I don’t see that there should be a problem. My family lived in Brazil for 10 months when I was growing up, and didn’t speak the language very well (although we did learn SOME Portuguese eventually). However, because it’s Mass, you’re always able to tell exactly what is going on. I agree with the PP’s suggestion - bring a Mass book in your native language. That’s what we did.

I worked in Nunavut for a travel nursing company at one point, and attended Mass said in Inuktitut. Father showed me that he had a Mass book written in transliterated Inuktitut (i.e. Inuktitut words written in the Roman alphabet; Inuktitut has its own alphabet) so I was able to follow in that.

The only time the Mass readings may be different is if you are attending an EF or at different rite, as they follow a different reading schedule.
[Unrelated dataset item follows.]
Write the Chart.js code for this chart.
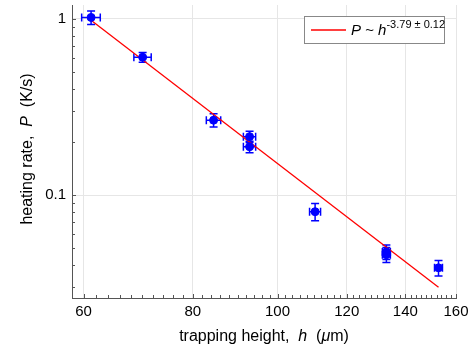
<!DOCTYPE html>
<html>
<head>
<meta charset="utf-8">
<script src="https://cdn.jsdelivr.net/npm/chart.js@4/dist/chart.umd.min.js"></script>
<style>
body { margin: 0; background: #fff; }
#wrap { width: 473px; height: 350px; }
</style>
</head>
<body>
<div id="wrap"><canvas id="myChart" width="473" height="350"></canvas></div>
<script>
// measured points: trapping height h (um) and heating rate P (K/s)
var heights = [61.2, 70.1, 84.5, 92.9, 92.9, 110.4, 133.2, 133.2, 152.8];
var rates = [1.02, 0.606, 0.266, 0.2145, 0.188, 0.0804, 0.0475, 0.0458, 0.0386];
var heightErr = [1.5, 1.6, 1.6, 1.5, 1.5, 1.6, 1.4, 1.4, 1.6];
var rateErr = [0.09, 0.038, 0.023, 0.0155, 0.014, 0.009, 0.0045, 0.0045, 0.0039];

// fitted power law, end points
var fitH = [61.3, 152.8];
var fitP = [0.978, 0.0299];

var xTickLabels = [60, 80, 100, 120, 140, 160];
var yTickLabels = [0.1, 1];
var yMinorTicks = [0.03, 0.04, 0.05, 0.06, 0.07, 0.08, 0.09, 0.2, 0.3, 0.4, 0.5, 0.6, 0.7, 0.8, 0.9];

var xTicks = [];
for (var v = 60; v <= 160; v += 2) xTicks.push(v);
var yTicks = yMinorTicks.concat(yTickLabels).sort(function (a, b) { return a - b; });

var FONT = "'Liberation Sans', Arial, sans-serif";
var BLUE = "rgb(0, 0, 255)";

var isMajorX = function (v) { return xTickLabels.indexOf(v) >= 0; };
var isMajorY = function (v) { return yTickLabels.indexOf(v) >= 0; };

var pointData = heights.map(function (h, i) { return { x: h, y: rates[i] }; });
var fitData = fitH.map(function (h, i) { return { x: h, y: fitP[i] }; });

var errorBars = {
    id: "errorBars",
    beforeDatasetsDraw: function (chart) {
        var ctx = chart.ctx, xs = chart.scales.x, ys = chart.scales.y;
        ctx.save();
        ctx.strokeStyle = BLUE;
        ctx.lineWidth = 1.5;
        for (var i = 0; i < heights.length; i++) {
            var px = xs.getPixelForValue(heights[i]);
            var py = ys.getPixelForValue(rates[i]);
            var x1 = xs.getPixelForValue(heights[i] - heightErr[i]);
            var x2 = xs.getPixelForValue(heights[i] + heightErr[i]);
            var y1 = ys.getPixelForValue(rates[i] - rateErr[i]);
            var y2 = ys.getPixelForValue(rates[i] + rateErr[i]);
            ctx.beginPath();
            ctx.moveTo(x1, py); ctx.lineTo(x2, py);
            ctx.moveTo(x1, py - 4); ctx.lineTo(x1, py + 4);
            ctx.moveTo(x2, py - 4); ctx.lineTo(x2, py + 4);
            ctx.moveTo(px, y1); ctx.lineTo(px, y2);
            ctx.moveTo(px - 4, y1); ctx.lineTo(px + 4, y1);
            ctx.moveTo(px - 4, y2); ctx.lineTo(px + 4, y2);
            ctx.stroke();
        }
        ctx.restore();
    }
};

// draws text pieces one after another, [text, italic, size, dy]
var drawPieces = function (ctx, pieces, x, y) {
    var cx = x;
    pieces.forEach(function (p) {
        ctx.font = (p[1] ? "italic " : "") + p[2] + "px " + FONT;
        ctx.fillText(p[0], cx, y + (p[3] || 0));
        cx += ctx.measureText(p[0]).width;
    });
};
var piecesWidth = function (ctx, pieces) {
    var w = 0;
    pieces.forEach(function (p) {
        ctx.font = (p[1] ? "italic " : "") + p[2] + "px " + FONT;
        w += ctx.measureText(p[0]).width;
    });
    return w;
};

var decorations = {
    id: "decorations",
    afterDraw: function (chart) {
        var ctx = chart.ctx, xs = chart.scales.x, ys = chart.scales.y;
        var area = chart.chartArea;
        ctx.save();

        // inward tick marks
        ctx.strokeStyle = "#555";
        ctx.lineWidth = 1;
        ctx.beginPath();
        xs.ticks.forEach(function (t) {
            var px = Math.round(xs.getPixelForValue(t.value)) + 0.5;
            var len = isMajorX(t.value) ? 4 : 3;
            ctx.moveTo(px, area.bottom);
            ctx.lineTo(px, area.bottom - len);
        });
        ys.ticks.forEach(function (t) {
            var py = Math.round(ys.getPixelForValue(t.value)) + 0.5;
            var len = isMajorY(t.value) ? 4 : 3;
            ctx.moveTo(area.left, py);
            ctx.lineTo(area.left + len, py);
        });
        ctx.stroke();

        // axis titles
        ctx.fillStyle = "#000";
        ctx.textBaseline = "alphabetic";
        ctx.textAlign = "left";
        var xt = [["trapping height,  ", false, 16], ["h", true, 16], ["  (", false, 16], ["\u03bc", true, 16], ["m)", false, 16]];
        var w = piecesWidth(ctx, xt);
        drawPieces(ctx, xt, 264 - w / 2, 341);

        var yt = [["heating rate,  ", false, 16], ["P", true, 16], ["  (K/s)", false, 16]];
        w = piecesWidth(ctx, yt);
        ctx.save();
        ctx.translate(32, 149);
        ctx.rotate(-Math.PI / 2);
        drawPieces(ctx, yt, -w / 2, 0);
        ctx.restore();

        // legend
        ctx.fillStyle = "#fff";
        ctx.fillRect(304.5, 16.5, 140, 27);
        ctx.strokeStyle = "#888";
        ctx.strokeRect(304.5, 16.5, 140, 27);
        ctx.strokeStyle = "rgb(255, 0, 0)";
        ctx.lineWidth = 1.3;
        ctx.beginPath();
        ctx.moveTo(311, 30);
        ctx.lineTo(346, 30);
        ctx.stroke();
        ctx.fillStyle = "#000";
        drawPieces(ctx, [["P", true, 15], [" ~ ", false, 15], ["h", true, 15], ["-3.79 \u00b1 0.12", false, 11, -7]], 351, 35);

        ctx.restore();
    }
};

var myChart = document.getElementById("myChart").getContext("2d");
var chart = new Chart(myChart, {
    type: "scatter",
    data: {
        datasets: [
            {
                label: "fit",
                type: "line",
                data: fitData,
                borderColor: "rgb(255, 0, 0)",
                borderWidth: 1.3,
                pointRadius: 0,
                fill: false,
                order: 2,
            },
            {
                label: "data",
                data: pointData,
                backgroundColor: BLUE,
                borderColor: BLUE,
                pointRadius: 4,
                pointHoverRadius: 4,
                order: 1,
            },
        ],
    },
    options: {
        responsive: false,
        animation: false,
        events: [],
        layout: { padding: { top: 5, right: 17, left: 0, bottom: 0 } },
        plugins: { legend: { display: false }, tooltip: { enabled: false } },
        scales: {
            x: {
                type: "logarithmic",
                bounds: "data",
                min: 58.2,
                max: 160,
                afterBuildTicks: function (s) {
                    s.ticks = xTicks.map(function (v) { return { value: v }; });
                },
                afterFit: function (s) {
                    s.height = 52;
                    s.paddingLeft = 0;
                    s.paddingRight = 0;
                },
                ticks: {
                    autoSkip: false,
                    maxRotation: 0,
                    padding: 5,
                    color: "#000",
                    font: { family: FONT, size: 15 },
                    callback: function (v) { return isMajorX(v) ? String(v) : ""; },
                },
                grid: {
                    drawTicks: false,
                    color: function (c) { return c.tick && isMajorX(c.tick.value) ? "#e6e6e6" : "rgba(0,0,0,0)"; },
                },
                border: { color: "#555", width: 1 },
            },
            y: {
                type: "logarithmic",
                bounds: "data",
                min: 0.026,
                max: 1.2,
                afterBuildTicks: function (s) {
                    s.ticks = yTicks.map(function (v) { return { value: v }; });
                },
                afterFit: function (s) {
                    s.width = 72;
                    s.paddingTop = 0;
                    s.paddingBottom = 0;
                },
                ticks: {
                    autoSkip: false,
                    padding: 6,
                    color: "#000",
                    font: { family: FONT, size: 15 },
                    callback: function (v) { return isMajorY(v) ? String(v) : ""; },
                },
                grid: {
                    drawTicks: false,
                    color: function (c) { return c.tick && isMajorY(c.tick.value) ? "#e6e6e6" : "rgba(0,0,0,0)"; },
                },
                border: { color: "#555", width: 1 },
            },
        },
    },
    plugins: [errorBars, decorations],
});
</script>
</body>
</html>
Good question. The documents of Vatican II tell us to do just that. Unfortunately I’ll risk a moderator’s infraction if I list some of the reasons why this isn’t true everywhere, so you will just have to suffice knowing that Latin should be used in the Holy Mass of the Roman rite, and give your praise to celebrants that do so.

Not necessarily… there’s a lot of local saints’ days and other feasts that aren’t on the universal calendar.

The Tridentine Lectionary has very few readings in common with the Ordinary Form – not even examing the three-year cycle system in the OF, there’s also the fact that the EF only has two readings and a Gradual, rather than three and usually the Responsorial Psalm. A Daily Missal for the OF would be worthless at a Tridentine Latin Mass, and vice versa.